Karnataka, which is facing a shortage of around 2,000 Mw per day, is set to increase the installed generation capacity by 4.3 per cent, to 26,161 million units, during 2009-10. The Karnataka Power Corporation Ltd (KPCL), the state-owned power generating company, is adding 1,081 million units during the present fiscal, the state economic survey said.
The installed capacity in the public sector is likely to be 6,013.83 Mw by the end of 2009-10, contributed by 3,652.35 Mw of hydel power, 2,220 Mw of thermal power, 127.92 Mw of diesel power, 4.56 Mw of wind power and 9 Mw of solar photo-voiltaic plant. “The state has still a long way to go before it completely exploits the hydel potential of 7,750 Mw, the survey noted.
The hydel generation during the year was 11,962 million units, which is less by 7.3 per cent compared to 2008-09 level of 12,898 million units. Thermal generation in 2009-10 was 13,980 million units, an increase of 19.3 per cent over that in 2008-09.
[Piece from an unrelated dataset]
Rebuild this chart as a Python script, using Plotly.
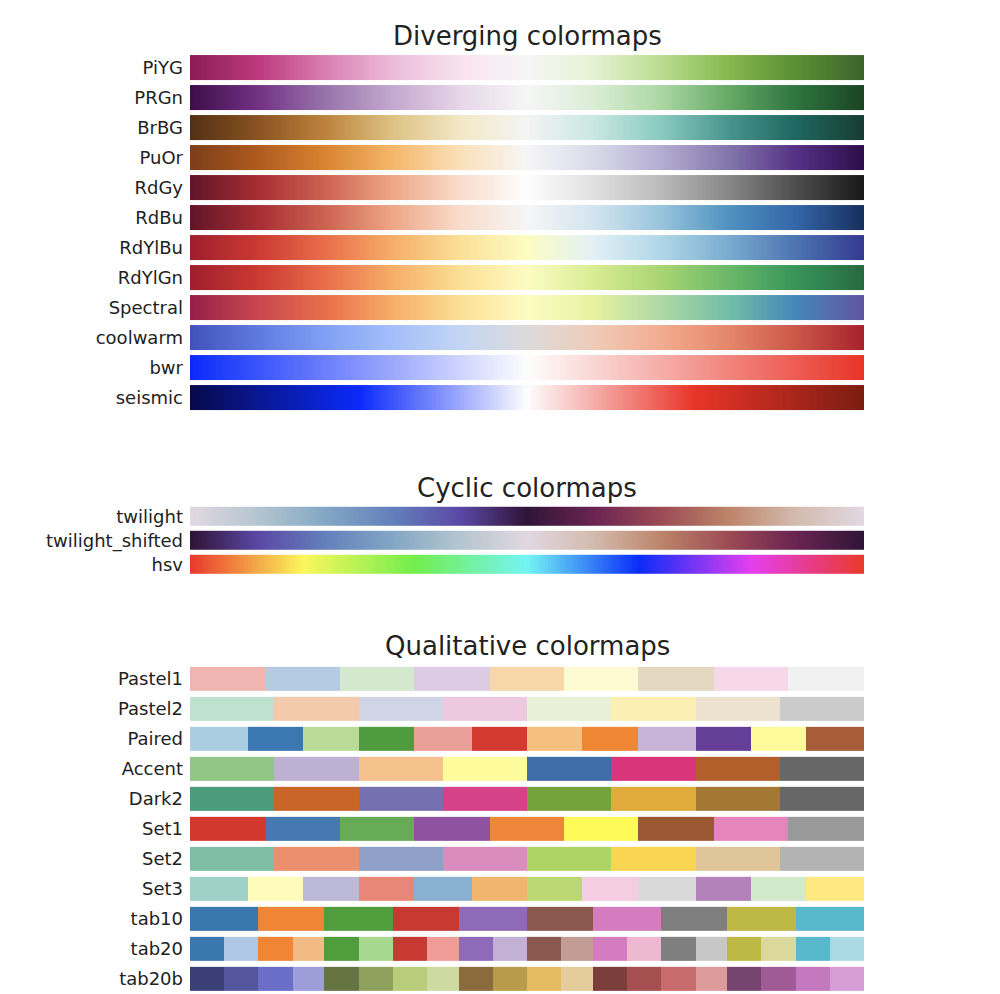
import numpy as np
import plotly.graph_objects as go

# the ramp every colormap is drawn over (same as the matplotlib reference script)
gradient = np.linspace(0, 1, 256)

# ---- diverging colormaps (stops evenly spaced) ----
diverging_names = ['PiYG', 'PRGn', 'BrBG', 'PuOr', 'RdGy', 'RdBu',
                   'RdYlBu', 'RdYlGn', 'Spectral', 'coolwarm', 'bwr', 'seismic']
PiYG = ['#8a1d55', '#bd3a80', '#d97fb0', '#ecbcda', '#f9e2ef', '#f6f6f6',
        '#e5f2d3', '#badc8f', '#85b84e', '#5a8f35', '#3b652b']
PRGn = ['#3e0e4b', '#733284', '#9874ab', '#c3a8cf', '#e6d6e8', '#f6f6f6',
        '#dbedd5', '#abd7a3', '#66aa67', '#2f753f', '#1b4524']
BrBG = ['#533114', '#8a5322', '#bd833d', '#ddc283', '#f3e7c6', '#f4f4f4',
        '#c9e7e2', '#89cac0', '#48958d', '#1f6760', '#173d33']
PuOr = ['#7d3e19', '#ae5b1f', '#d98431', '#f5b76a', '#fbe0b9', '#f6f6f6',
        '#d9dae9', '#b4add1', '#8277ab', '#563186', '#2e0e4b']
RdGy = ['#621527', '#a72e34', '#cd6352', '#eea788', '#f9dccb', '#fefefe',
        '#e0e0e0', '#bababa', '#878787', '#4d4d4d', '#1a1a1a']
RdBu = ['#621527', '#a72e34', '#cd6352', '#eea788', '#f9dccb', '#f6f6f6',
        '#d3e4ef', '#98c4dc', '#5092c0', '#3466a8', '#17305d']
RdYlBu = ['#9f1f2d', '#cc3a31', '#e96e4b', '#f6ae68', '#fbdf97', '#fdfcc3',
          '#e2f0f6', '#afd7e7', '#7aacd0', '#4c74b1', '#353b91']
RdYlGn = ['#9f1f2d', '#cc3a31', '#e96e4b', '#f6ae68', '#fbdf93', '#fdfcc3',
          '#d9ec93', '#a9d573', '#6bb869', '#37955a', '#276a40']
Spectral = ['#952048', '#c9474f', '#e96e4b', '#f6ae68', '#fbdf93', '#fdfcc3',
            '#e6f2a1', '#aed9a6', '#72bea6', '#4587ba', '#5f55a0']
coolwarm = ['#4152bd', '#5f7ae0', '#81a0f5', '#a3bffb', '#c3d5f3', '#dcdbdb',
            '#efcbb8', '#f2ac90', '#e5876b', '#cc5749', '#a8232c']
bwr = ['#0a2afa', '#fefefe', '#e93428']
seismic = ['#080a4b', '#0a2afa', '#fefefe', '#e93428', '#7c1c12']

# ---- cyclic colormaps ----
cyclic_names = ['twilight', 'twilight_shifted', 'hsv']
twilight = ['#e1d8e1', '#b4c5cf', '#82a7c5', '#6380bb', '#5b48a6', '#301437',
            '#6a2452', '#9c4b55', '#bc8469', '#d3baae', '#e1d8e1']
twilight_shifted = ['#301437', '#5b48a6', '#6380bb', '#82a7c5', '#b4c5cf', '#e1d8e1',
                    '#d3baae', '#bc8469', '#9c4b55', '#6a2452', '#301437']
hsv = ['#e93a2d', '#fbf75c', '#72ee4e', '#74f4f4', '#0a2cf9', '#e43ff0', '#e93a2d']

# ---- qualitative colormaps (discrete blocks) ----
qualitative_names = ['Pastel1', 'Pastel2', 'Paired', 'Accent', 'Dark2', 'Set1',
                     'Set2', 'Set3', 'tab10', 'tab20', 'tab20b']
Pastel1 = ['#f0b5b0', '#b5cbe3', '#d3e8cd', '#dccbe2', '#f7d7a8', '#fefbd2',
           '#e4d8c2', '#f6d8ea', '#f1f1f1']
Pastel2 = ['#bde2d0', '#f3cbac', '#cfd5e6', '#ecc9df', '#e8f1d7', '#fbefb4',
           '#ede1cf', '#cbcbcb']
Paired = ['#abcde2', '#3b77b0', '#bbdc98', '#4f9c3f', '#eb9f99', '#d43a30',
          '#f4bf7f', '#ef8735', '#c7b3d5', '#653f97', '#fdfa9c', '#a75d37']
Accent = ['#92c686', '#bdb0d3', '#f5c28e', '#fdfb9c', '#3f6eaa', '#da357b',
          '#b35f2b', '#676767']
Dark2 = ['#4a9c7c', '#cb6428', '#7571b0', '#d6418a', '#75a23a', '#e0ab3a',
         '#a27833', '#676767']
Set1 = ['#d3382e', '#4679b1', '#68ab57', '#8e52a0', '#f0863a', '#fefa58',
        '#9c5733', '#e685bd', '#999999']
Set2 = ['#7fbea6', '#eb8f6c', '#909fc8', '#da8cbf', '#afd466', '#fad552',
        '#e0c59b', '#b3b3b3']
Set3 = ['#9ed1c8', '#fefbbb', '#bcb9d7', '#e88677', '#89b0d0', '#f1b56d',
        '#bcd873', '#f5cde2', '#d9d9d9', '#b482ba', '#d1e8c9', '#fde97f']
tab10 = ['#3a77ae', '#ef8535', '#4f9d3c', '#c63a33', '#8e6ab8', '#8b5850',
         '#d47cbf', '#7f7f7f', '#bdb944', '#58b9cd']
tab20 = ['#3a77ae', '#b0c6e5', '#ef8535', '#f3bb84', '#4f9d3c', '#a6d98f',
         '#c63a33', '#ef9c98', '#8e6ab8', '#c2b1d4', '#8b5850', '#c19d95',
         '#d47cbf', '#efb8d1', '#7f7f7f', '#c7c7c7', '#bdb944', '#dad89a',
         '#58b9cd', '#aad8e3']
tab20b = ['#3b3f78', '#54569d', '#6b6ec6', '#9c9dd9', '#667443', '#8ea25d',
          '#b8cc79', '#cfdaa2', '#8a6b3c', '#b99b4c', '#e4bb61', '#e4cc9b',
          '#7c3e3c', '#a54f50', '#c76b6c', '#dd9b9c', '#76456f', '#a05a96',
          '#c478be', '#d69dd4']

diverging_maps = [PiYG, PRGn, BrBG, PuOr, RdGy, RdBu, RdYlBu, RdYlGn,
                  Spectral, coolwarm, bwr, seismic]
cyclic_maps = [twilight, twilight_shifted, hsv]
qualitative_maps = [Pastel1, Pastel2, Paired, Accent, Dark2, Set1, Set2, Set3,
                    tab10, tab20, tab20b]

W, H = 1000, 994
OFF = 8  # page body margin in the browser
FONT = 'DejaVu Sans'


def smooth_scale(colors):
    n = len(colors) - 1
    return [[k / n, c] for k, c in enumerate(colors)]


def step_scale(colors):
    n = len(colors)
    scale = []
    for k, c in enumerate(colors):
        scale.append([k / n, c])
        scale.append([(k + 1) / n, c])
    return scale


def px_x(px):
    return (px - OFF) / W


def px_y(py):
    return 1 - (py - OFF) / H


# (title, names, maps, discrete, domain top/bottom px, bar fraction, title y px)
sections = [
    ('Diverging colormaps', diverging_names, diverging_maps, False, 52.5, 412.5, 0.83, 36),
    ('Cyclic colormaps', cyclic_names, cyclic_maps, False, 504.5, 576.5, 0.81, 488),
    ('Qualitative colormaps', qualitative_names, qualitative_maps, True, 663.7, 993.7, 0.79, 646),
]

fig = go.Figure()
layout = dict(width=W, height=H, margin=dict(l=0, r=0, t=0, b=0),
              plot_bgcolor='white', paper_bgcolor='white',
              font=dict(family=FONT, color='#222222'), showlegend=False,
              annotations=[])

for s, (title, names, maps, discrete, top, bottom, frac, ty) in enumerate(sections):
    ax = '' if s == 0 else str(s + 1)
    for i, cmap in enumerate(maps):
        scale = step_scale(cmap) if discrete else smooth_scale(cmap)
        fig.add_trace(go.Heatmap(
            z=[gradient], x0=0, dx=1,
            y=[i - frac / 2, i + frac / 2],
            colorscale=scale, zmin=0, zmax=1, showscale=False,
            hoverinfo='skip', xaxis='x' + ax, yaxis='y' + ax))
    layout['xaxis' + ax] = dict(domain=[px_x(190), px_x(864)], range=[-0.5, 255.5],
                                visible=False, anchor='y' + ax)
    layout['yaxis' + ax] = dict(domain=[px_y(bottom), px_y(top)],
                                range=[len(names) - 0.5, -0.5],
                                tickvals=list(range(len(names))), ticktext=names,
                                tickfont=dict(size=18, family=FONT, color='#222222'),
                                showgrid=False, zeroline=False, showline=False,
                                ticks='', ticklabelstandoff=6, anchor='x' + ax)
    layout['annotations'].append(dict(
        text=title, x=px_x(527), y=px_y(ty), xref='paper', yref='paper',
        xanchor='center', yanchor='middle', showarrow=False,
        font=dict(size=26, family=FONT, color='#222222')))

fig.update_layout(**layout)
fig.write_html("out.html")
The generation from the private sector is expected to be 3,000 million units in 2009-10 and the total generation is estimated at 39,656 million units including imports from Central generating stations at 10,945 million units.
During the present year, up to the end of November 2009, a total of 13 stations were commissioned, which includes three 220 Kv stations and nine 66 Kv stations.
The state government has recognised the need for financial turnaround as a critical strategy for the power sector. Accordingly, a 10-year financial restructuring plan (FRP) was announced with a commitment to extend financial support of Rs 12,141 crore to the power sector over a 10-year period. Power reform is the major component in the revised Medium Term Fiscal Plan (MTFP) of the state (2006-10) and the sectoral FRP is consistent with MTFP, the survey stated.